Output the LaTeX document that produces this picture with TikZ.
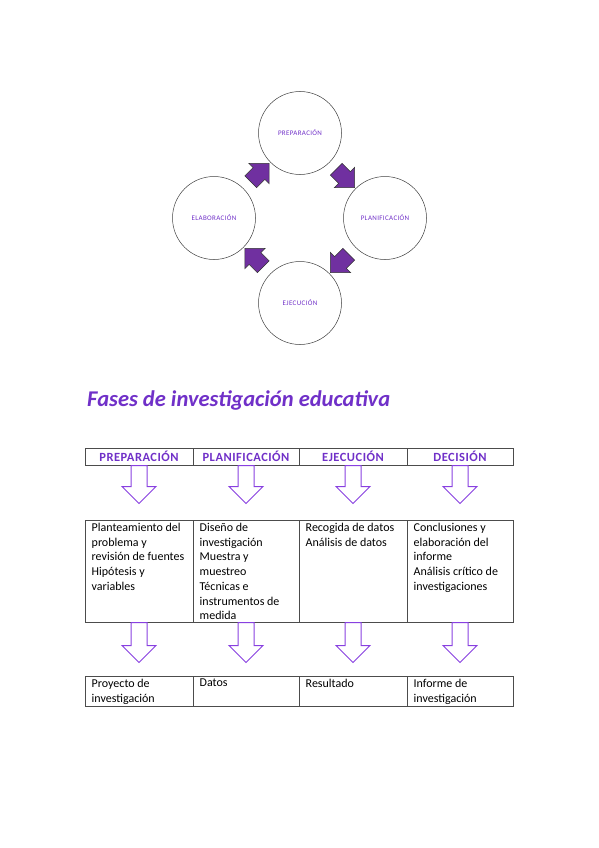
\documentclass[tikz,border=0pt]{standalone}
\usepackage{fontspec}
\setmainfont{Carlito}
\usepackage{tikz}
\usetikzlibrary{arrows.meta,positioning,calc,shapes.arrows}

\definecolor{violeta}{RGB}{112,48,200}
\definecolor{flecha}{RGB}{136,64,224}
\definecolor{morado}{RGB}{112,48,160}

\begin{document}
\begin{tikzpicture}[
  x=1pt, y=-1pt,
  fase/.style={draw=black!75, circle, minimum size=83pt, inner sep=0pt, line width=0.5pt,
               font=\fontsize{7}{8}\selectfont\addfontfeature{LetterSpace=5}, text=violeta},
  giro/.style={single arrow, fill=morado, draw=black!80, line width=0.6pt,
               minimum height=26pt, inner xsep=0pt, inner ysep=8pt,
               single arrow head extend=6pt},
  hdr/.style={draw=black!70, line width=0.6pt, minimum height=17pt, inner sep=0pt,
              outer sep=0pt, text=violeta,
              font=\bfseries\fontsize{12.5}{14}\selectfont\addfontfeature{LetterSpace=4}},
  celda/.style={draw=black!70, line width=0.6pt, inner sep=0pt, outer sep=0pt},
  txt/.style={anchor=north west, align=left, inner xsep=6.5pt, inner ysep=3pt,
              font=\fontsize{12}{14.7}\selectfont},
  baja/.style={single arrow, draw=flecha, line width=1pt, shape border rotate=270,
               anchor=tail, inner xsep=7.5pt, inner ysep=0pt,
               single arrow head extend=9pt, minimum height=38pt},
]
\useasboundingbox (0,0) rectangle (599,848);

% ciclo de fases (arriba)
\node[fase] (prep) at (300,133) {PREPARACIÓN};
\node[fase] (plan) at (385,218) {PLANIFICACIÓN};
\node[fase] (ejec) at (300,303) {EJECUCIÓN};
\node[fase] (elab) at (214,218) {ELABORACIÓN};

\node[giro, rotate=-45] (g1) at ($(prep)!0.5!(plan)$) {};
\node[giro, rotate=-135] (g2) at ($(plan)!0.5!(ejec)$) {};
\node[giro, rotate=135] (g3) at ($(ejec)!0.5!(elab)$) {};
\node[giro, rotate=45] (g4) at ($(elab)!0.5!(prep)$) {};

% titulo
\node[anchor=base west, inner sep=0pt, text=violeta,
      font=\bfseries\itshape\fontsize{22.5}{26}\selectfont] (titulo) at (87,406)
      {Fases de investigación educativa};

% cabecera
\node[hdr, minimum width=108pt] (h1) at (139,456.5) {PREPARACIÓN};
\node[hdr, minimum width=106pt] (h2) at (246,456.5) {PLANIFICACIÓN};
\node[hdr, minimum width=108pt] (h3) at (353,456.5) {EJECUCIÓN};
\node[hdr, minimum width=106pt] (h4) at (460,456.5) {DECISIÓN};

% fila central
\node[celda, minimum width=108pt, minimum height=102pt] (m1) at (139,571) {};
\node[celda, minimum width=106pt, minimum height=102pt] (m2) at (246,571) {};
\node[celda, minimum width=108pt, minimum height=102pt] (m3) at (353,571) {};
\node[celda, minimum width=106pt, minimum height=102pt] (m4) at (460,571) {};

\node[txt] (t1) at (m1.north west) {Planteamiento del\\problema y\\revisión de fuentes\\Hipótesis y\\variables};
\node[txt] (t2) at (m2.north west) {Diseño de\\investigación\\Muestra y\\muestreo\\Técnicas e\\instrumentos de\\medida};
\node[txt] (t3) at (m3.north west) {Recogida de datos\\Análisis de datos};
\node[txt] (t4) at (m4.north west) {Conclusiones y\\elaboración del\\informe\\Análisis crítico de\\investigaciones};

% fila de productos
\node[celda, minimum width=108pt, minimum height=30pt] (p1) at (139,691) {};
\node[celda, minimum width=106pt, minimum height=30pt] (p2) at (246,691) {};
\node[celda, minimum width=108pt, minimum height=30pt] (p3) at (353,691) {};
\node[celda, minimum width=106pt, minimum height=30pt] (p4) at (460,691) {};

\node[txt] (r1) at (p1.north west) {Proyecto de\\investigación};
\node[txt] (r2) at (p2.north west) {Datos};
\node[txt] (r3) at (p3.north west) {Resultado};
\node[txt] (r4) at (p4.north west) {Informe de\\investigación};

% flechas huecas
\node[baja] (a1) at (h1.south) {};
\node[baja] (a2) at (h2.south) {};
\node[baja] (a3) at (h3.south) {};
\node[baja] (a4) at (h4.south) {};

\node[baja, minimum height=40pt] (b1) at (m1.south) {};
\node[baja, minimum height=40pt] (b2) at (m2.south) {};
\node[baja, minimum height=40pt] (b3) at (m3.south) {};
\node[baja, minimum height=40pt] (b4) at (m4.south) {};
\end{tikzpicture}
\end{document}
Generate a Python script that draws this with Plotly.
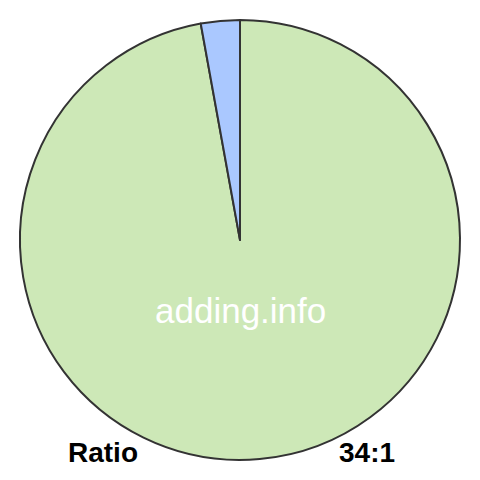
import plotly.graph_objects as go

# Ratio 34:1 shown as a pie
labels = ["34", "1"]
values = [34, 1]
colors = ["#cde8b7", "#aac8ff"]

# the page body adds an 8px margin, so shift everything up/left by 8px
off = 8

fig = go.Figure(go.Pie(
    labels=labels,
    values=values,
    sort=False,
    direction="clockwise",
    rotation=0,
    marker=dict(colors=colors, line=dict(color="#333333", width=2)),
    textinfo="none",
    hoverinfo="skip",
    domain=dict(x=[(20 - off) / 480, (460 - off) / 480],
                y=[(20 + off) / 480, (460 + off) / 480]),
))

font = "Liberation Sans, Arial, sans-serif"


def label(text, cx, cy, size, color):
    fig.add_annotation(x=(cx - off) / 480, y=1 - (cy - off) / 480,
                       xref="paper", yref="paper", xanchor="center", yanchor="middle",
                       text=text, showarrow=False,
                       font=dict(family=font, size=size, color=color))


label("adding.info", 240, 310, 35, "white")
label("<b>Ratio</b>", 103, 452, 28, "black")
label("<b>34:1</b>", 367, 452, 28, "black")

fig.update_layout(
    width=480, height=480,
    margin=dict(l=0, r=0, t=0, b=0),
    showlegend=False,
    paper_bgcolor="white",
    plot_bgcolor="white",
)

fig.write_html("out.html")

========================================================================

**Instruction:** Filter the data for the string "with" and copy every line that has it.

**Response to the task:**
Output the LaTeX document that produces this picture with TikZ.
Generate a Python script that draws this with Plotly.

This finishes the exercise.